Coexistence of stable and unstable population dynamics in a nonlinear non-Hermitian mechanical dimer

Non-Hermitian two-site dimers serve as minimal models in which to explore the interplay of gain and loss in dynamical systems. In this paper, we experimentally and theoretically investigate the dynamics of non-Hermitian dimer models with nonreciprocal hoppings between the two sites. We investigate two types of non-Hermitian couplings; one is when asymmetric hoppings are externally introduced, and the other is when the nonreciprocal hoppings depend on the population imbalance between the two sites, thus introducing the non-Hermiticity in a dynamical manner. We engineer the models in our synthetic mechanical setup comprised of two classical harmonic oscillators coupled by measurement-based feedback.
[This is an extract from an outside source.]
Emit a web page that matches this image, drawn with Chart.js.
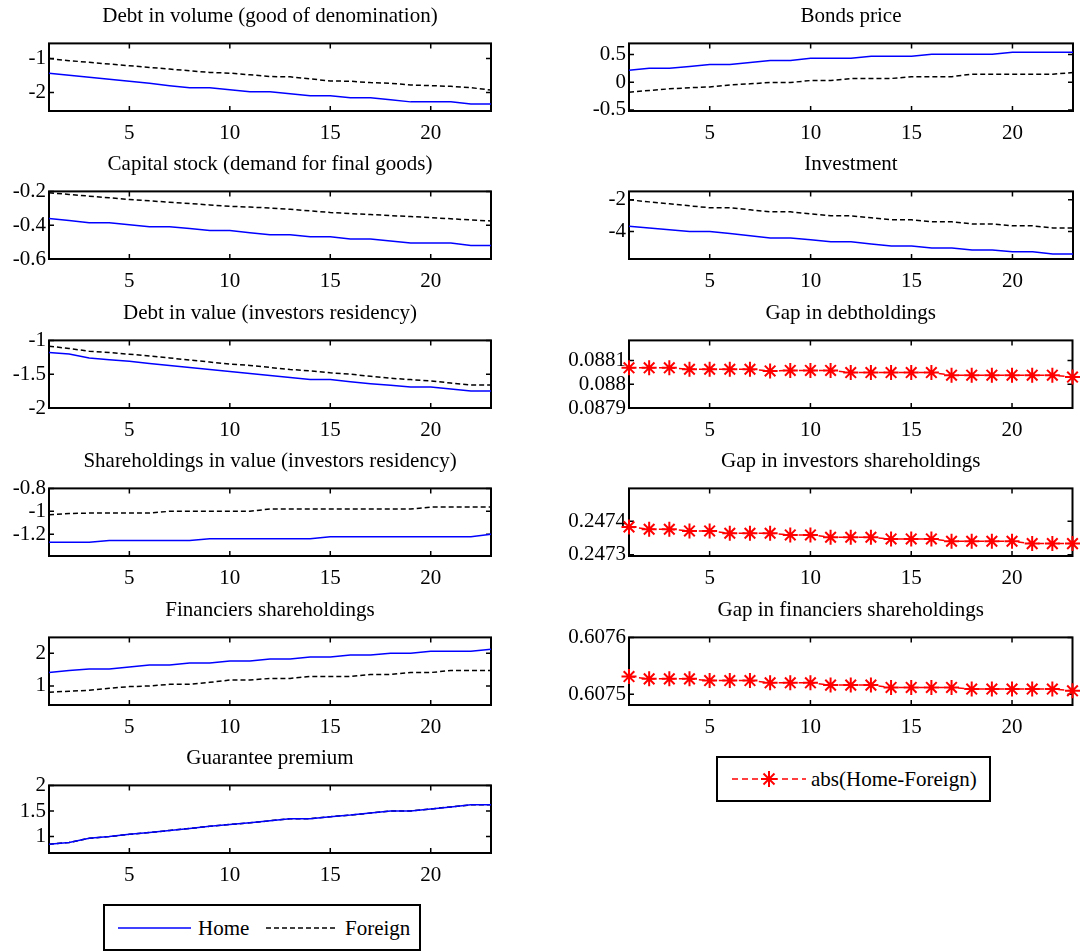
<!DOCTYPE html>
<html>
<head>
<meta charset="utf-8">
<script src="https://cdn.jsdelivr.net/npm/chart.js@4.4.0/dist/chart.umd.min.js"></script>
<style>
    body { margin: 0; background: #fff; width: 1082px; height: 952px; position: relative; overflow: hidden; font-family: "Liberation Serif", "Times New Roman", serif; }
    canvas { position: absolute; }
    .legend { position: absolute; border: 2px solid #000; box-sizing: border-box; background: #fff; font-size: 21px; color: #000; }
    .legend svg { position: absolute; left: 0; top: 0; }
    .legend span { position: absolute; top: 50%; transform: translateY(-50%); white-space: nowrap; }
</style>
</head>
<body>
<div id="root"></div>
<div class="legend" style="left:103px; top:904px; width:318px; height:47px;">
    <svg width="318" height="47">
        <line x1="13" y1="22" x2="86" y2="22" stroke="#0000ff" stroke-width="1.5"/>
        <line x1="161" y1="22" x2="233" y2="22" stroke="#000" stroke-width="1.5" stroke-dasharray="5,3"/>
    </svg>
    <span style="left:93px;">Home</span>
    <span style="left:240px;">Foreign</span>
</div>
<div class="legend" style="left:716px; top:756px; width:275px; height:46px;">
    <svg width="275" height="46">
        <line x1="14" y1="21" x2="88" y2="21" stroke="#ff0000" stroke-width="1.5" stroke-dasharray="6,4"/>
        <g stroke="#ff0000" stroke-width="2">
            <line x1="51" y1="13" x2="51" y2="29"/><line x1="43" y1="21" x2="59" y2="21"/>
            <line x1="45.5" y1="15.5" x2="56.5" y2="26.5"/><line x1="56.5" y1="15.5" x2="45.5" y2="26.5"/>
        </g>
    </svg>
    <span style="left:93px;">abs(Home-Foreign)</span>
</div>
<script>
const periods = [1, 2, 3, 4, 5, 6, 7, 8, 9, 10, 11, 12, 13, 14, 15, 16, 17, 18, 19, 20, 21, 22, 23];
const xTicks = [5, 10, 15, 20];

// left column
const debtVolumeHome = [-1.43, -1.49, -1.55, -1.61, -1.67, -1.73, -1.80, -1.86, -1.86, -1.92, -1.98, -1.98, -2.04, -2.10, -2.10, -2.16, -2.16, -2.22, -2.28, -2.28, -2.28, -2.34, -2.34];
const debtVolumeForeign = [-1.00, -1.06, -1.11, -1.16, -1.21, -1.26, -1.31, -1.36, -1.41, -1.43, -1.48, -1.53, -1.54, -1.60, -1.66, -1.67, -1.71, -1.73, -1.78, -1.80, -1.82, -1.86, -1.93];
const debtVolumeTicks = [-2, -1];

const capitalHome = [-0.360, -0.372, -0.385, -0.385, -0.397, -0.409, -0.409, -0.420, -0.431, -0.431, -0.444, -0.457, -0.457, -0.469, -0.469, -0.481, -0.481, -0.493, -0.505, -0.505, -0.505, -0.520, -0.520];
const capitalForeign = [-0.208, -0.218, -0.228, -0.238, -0.248, -0.256, -0.264, -0.272, -0.280, -0.288, -0.293, -0.298, -0.306, -0.315, -0.325, -0.331, -0.337, -0.343, -0.349, -0.355, -0.362, -0.369, -0.375];
const capitalTicks = [-0.6, -0.4, -0.2];

const debtValueHome = [-1.18, -1.20, -1.26, -1.285, -1.31, -1.34, -1.37, -1.40, -1.43, -1.46, -1.49, -1.52, -1.55, -1.58, -1.58, -1.61, -1.64, -1.665, -1.69, -1.69, -1.72, -1.75, -1.75];
const debtValueForeign = [-1.085, -1.12, -1.16, -1.18, -1.205, -1.23, -1.26, -1.29, -1.32, -1.35, -1.37, -1.40, -1.43, -1.45, -1.48, -1.50, -1.53, -1.56, -1.58, -1.60, -1.63, -1.66, -1.66];
const debtValueTicks = [-2, -1.5, -1];

const shareValueHome = [-1.27, -1.27, -1.27, -1.255, -1.255, -1.255, -1.255, -1.255, -1.24, -1.24, -1.24, -1.24, -1.24, -1.24, -1.223, -1.223, -1.223, -1.223, -1.223, -1.223, -1.223, -1.223, -1.20];
const shareValueForeign = [-1.03, -1.02, -1.015, -1.015, -1.015, -1.015, -1.00, -1.00, -1.00, -1.00, -1.00, -0.98, -0.98, -0.98, -0.98, -0.98, -0.98, -0.98, -0.98, -0.963, -0.963, -0.963, -0.963];
const shareValueTicks = [-1.2, -1, -0.8];

const financiersHome = [1.41, 1.47, 1.52, 1.52, 1.58, 1.64, 1.64, 1.70, 1.70, 1.76, 1.76, 1.82, 1.82, 1.88, 1.88, 1.94, 1.94, 2.00, 2.00, 2.06, 2.06, 2.06, 2.12];
const financiersForeign = [0.81, 0.84, 0.87, 0.93, 0.98, 1.00, 1.05, 1.05, 1.11, 1.18, 1.18, 1.23, 1.23, 1.29, 1.29, 1.29, 1.35, 1.35, 1.41, 1.41, 1.47, 1.47, 1.47];
const financiersTicks = [1, 2];

const guaranteeHome = [0.853, 0.885, 0.968, 1.00, 1.045, 1.08, 1.12, 1.16, 1.20, 1.236, 1.27, 1.31, 1.35, 1.35, 1.39, 1.42, 1.46, 1.50, 1.50, 1.54, 1.58, 1.62, 1.62];
const guaranteeForeign = [0.853, 0.885, 0.968, 1.00, 1.045, 1.08, 1.12, 1.16, 1.20, 1.236, 1.27, 1.31, 1.35, 1.35, 1.39, 1.42, 1.46, 1.50, 1.50, 1.54, 1.58, 1.62, 1.62];
const guaranteeTicks = [1, 1.5, 2];

// right column
const bondsHome = [0.215, 0.25, 0.25, 0.285, 0.32, 0.32, 0.355, 0.39, 0.39, 0.43, 0.43, 0.43, 0.47, 0.47, 0.47, 0.505, 0.505, 0.505, 0.505, 0.54, 0.54, 0.54, 0.54];
const bondsForeign = [-0.18, -0.15, -0.12, -0.10, -0.085, -0.05, -0.03, -0.005, -0.005, 0.03, 0.03, 0.067, 0.067, 0.067, 0.10, 0.10, 0.10, 0.145, 0.145, 0.145, 0.145, 0.145, 0.175];
const bondsTicks = [-0.5, 0, 0.5];

const investmentHome = [-3.66, -3.78, -3.89, -4.00, -4.00, -4.13, -4.27, -4.40, -4.40, -4.52, -4.65, -4.65, -4.78, -4.91, -4.91, -5.03, -5.03, -5.16, -5.16, -5.28, -5.28, -5.41, -5.41];
const investmentForeign = [-2.00, -2.13, -2.25, -2.38, -2.50, -2.50, -2.63, -2.76, -2.76, -2.88, -3.01, -3.01, -3.13, -3.26, -3.26, -3.39, -3.39, -3.52, -3.52, -3.64, -3.64, -3.77, -3.77];
const investmentTicks = [-4, -2];

const gapDebt = [0.088069, 0.088069, 0.088069, 0.088063, 0.088063, 0.088063, 0.088063, 0.088056, 0.088058, 0.088058, 0.088058, 0.088049, 0.088049, 0.088049, 0.088049, 0.088049, 0.088038, 0.088038, 0.088038, 0.088038, 0.088038, 0.088038, 0.088030];
const gapDebtTicks = [0.0879, 0.088, 0.0881];

const gapInvestors = [0.247383, 0.247376, 0.247376, 0.247371, 0.247371, 0.247364, 0.247364, 0.247364, 0.247359, 0.247359, 0.247352, 0.247352, 0.247352, 0.247347, 0.247347, 0.247347, 0.247340, 0.247340, 0.247340, 0.247340, 0.247333, 0.247333, 0.247333];
const gapInvestorsTicks = [0.2473, 0.2474];

const gapFinanciers = [0.607531, 0.607527, 0.607527, 0.607527, 0.607524, 0.607524, 0.607524, 0.607520, 0.607520, 0.607520, 0.607516, 0.607516, 0.607516, 0.607512, 0.607512, 0.607512, 0.607512, 0.607509, 0.607509, 0.607509, 0.607509, 0.607509, 0.607506];
const gapFinanciersTicks = [0.6075, 0.6076];

const FONT = '"Liberation Serif", "Times New Roman", serif';
const ROW_TOPS = [43, 191, 340, 488, 637, 785];
const PLOT_H = 68;
const TITLE_H = 40;
const XAXIS_H = 34;
const COLUMNS = {
    left: { canvasLeft: 0, yAxisW: 49, plotW: 442, padRight: 9 },
    right: { canvasLeft: 559, yAxisW: 70, plotW: 444, padRight: 9 }
};

Chart.defaults.color = '#000';
Chart.defaults.font.family = FONT;
Chart.defaults.font.size = 21;

// MATLAB-like box with inward tick marks on all four sides
const matlabFrame = {
    id: 'matlabFrame',
    beforeDatasetsDraw(chart) {
        const { ctx, chartArea: a, scales: { x, y } } = chart;
        ctx.save();
        ctx.strokeStyle = '#000';
        ctx.lineWidth = 1.5;
        ctx.beginPath();
        x.ticks.forEach(t => {
            const px = x.getPixelForValue(t.value);
            ctx.moveTo(px, a.bottom); ctx.lineTo(px, a.bottom - 5);
            ctx.moveTo(px, a.top); ctx.lineTo(px, a.top + 5);
        });
        y.ticks.forEach(t => {
            const py = y.getPixelForValue(t.value);
            ctx.moveTo(a.left, py); ctx.lineTo(a.left + 5, py);
            ctx.moveTo(a.right, py); ctx.lineTo(a.right - 5, py);
        });
        ctx.stroke();
        ctx.lineWidth = 2;
        ctx.strokeRect(a.left, a.top, a.right - a.left, a.bottom - a.top);
        ctx.restore();
    }
};

function homeForeign(home, foreign) {
    return [
        { data: home, borderColor: '#0000ff', borderWidth: 1.5, pointRadius: 0, clip: false },
        { data: foreign, borderColor: '#000', borderWidth: 1.5, borderDash: [5, 3], pointRadius: 0, clip: false }
    ];
}

function gapSeries(values) {
    return [{
        data: values, borderColor: '#ff0000', borderWidth: 1.5, borderDash: [6, 4],
        pointStyle: 'star', pointRadius: 7.5, pointBorderColor: '#ff0000', pointBorderWidth: 2, clip: false
    }];
}

const panels = [
    { col: 'left', row: 0, title: 'Debt in volume (good of denomination)', datasets: homeForeign(debtVolumeHome, debtVolumeForeign), yMin: -2.55, yMax: -0.55, yTicks: debtVolumeTicks },
    { col: 'left', row: 1, title: 'Capital stock (demand for final goods)', datasets: homeForeign(capitalHome, capitalForeign), yMin: -0.6, yMax: -0.2, yTicks: capitalTicks },
    { col: 'left', row: 2, title: 'Debt in value (investors residency)', datasets: homeForeign(debtValueHome, debtValueForeign), yMin: -2, yMax: -1, yTicks: debtValueTicks },
    { col: 'left', row: 3, title: 'Shareholdings in value (investors residency)', datasets: homeForeign(shareValueHome, shareValueForeign), yMin: -1.39, yMax: -0.8, yTicks: shareValueTicks },
    { col: 'left', row: 4, title: 'Financiers shareholdings', datasets: homeForeign(financiersHome, financiersForeign), yMin: 0.42, yMax: 2.48, yTicks: financiersTicks },
    { col: 'left', row: 5, title: 'Guarantee premium', datasets: homeForeign(guaranteeHome, guaranteeForeign), yMin: 0.68, yMax: 2, yTicks: guaranteeTicks },
    { col: 'right', row: 0, title: 'Bonds price', datasets: homeForeign(bondsHome, bondsForeign), yMin: -0.52, yMax: 0.7, yTicks: bondsTicks },
    { col: 'right', row: 1, title: 'Investment', datasets: homeForeign(investmentHome, investmentForeign), yMin: -5.73, yMax: -1.47, yTicks: investmentTicks },
    { col: 'right', row: 2, title: 'Gap in debtholdings', datasets: gapSeries(gapDebt), yMin: 0.0879, yMax: 0.0881845, yTicks: gapDebtTicks },
    { col: 'right', row: 3, title: 'Gap in investors shareholdings', datasets: gapSeries(gapInvestors), yMin: 0.247296, yMax: 0.247498, yTicks: gapInvestorsTicks },
    { col: 'right', row: 4, title: 'Gap in financiers shareholdings', datasets: gapSeries(gapFinanciers), yMin: 0.607481, yMax: 0.6076, yTicks: gapFinanciersTicks }
];

const root = document.getElementById('root');
panels.forEach(p => {
    const c = COLUMNS[p.col];
    const canvas = document.createElement('canvas');
    canvas.width = c.yAxisW + c.plotW + c.padRight;
    canvas.height = TITLE_H + PLOT_H + XAXIS_H;
    canvas.style.left = c.canvasLeft + 'px';
    canvas.style.top = (ROW_TOPS[p.row] - TITLE_H) + 'px';
    root.appendChild(canvas);

    new Chart(canvas.getContext('2d'), {
        type: 'line',
        data: { labels: periods, datasets: p.datasets },
        options: {
            responsive: false,
            animation: false,
            events: [],
            layout: { padding: { top: 0.4, right: c.padRight, left: 0, bottom: 0 } },
            plugins: {
                legend: { display: false },
                tooltip: { enabled: false },
                title: {
                    display: true, text: p.title, fullSize: false, color: '#000',
                    font: { size: 21, weight: 'normal' }, padding: { top: 0.4, bottom: 14.4 }
                }
            },
            scales: {
                x: {
                    type: 'linear', min: 1, max: 23,
                    grid: { display: false, drawTicks: false }, border: { display: false },
                    afterBuildTicks: axis => { axis.ticks = xTicks.map(v => ({ value: v })); },
                    afterFit: axis => { axis.height = XAXIS_H; },
                    ticks: { padding: 10, maxRotation: 0, autoSkip: false, font: { size: 21 } }
                },
                y: {
                    min: p.yMin, max: p.yMax,
                    grid: { display: false, drawTicks: false }, border: { display: false },
                    afterBuildTicks: axis => { axis.ticks = p.yTicks.map(v => ({ value: v })); },
                    afterFit: axis => { axis.width = c.yAxisW; },
                    ticks: {
                        padding: 3, autoSkip: false, font: { size: 21 },
                        callback: v => String(parseFloat(Number(v).toPrecision(10)))
                    }
                }
            }
        },
        plugins: [matlabFrame]
    });
});
</script>
</body>
</html>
For fixed nonreciprocal hoppings, we observe that, when the strength of these hoppings is increased, there is an expected transition from a PT-symmetric regime, where oscillations in the population are stable and bounded, to a PT-broken regime, where the oscillations are unstable and the population grows/decays exponentially. However, when the non-Hermiticity is dynamically introduced, we also find a third intermediate regime in which these two behaviors coexist, meaning that we can tune from stable to unstable population dynamics by simply changing the initial phase difference between the two sites. As we explain, this behavior can be understood by theoretically exploring the emergent fixed points of a related dimer model in which the nonreciprocal hoppings depend on the normalized population imbalance. Our study opens the way for the future exploration of non-Hermitian dynamics and exotic lattice models in synthetic mechanical networks.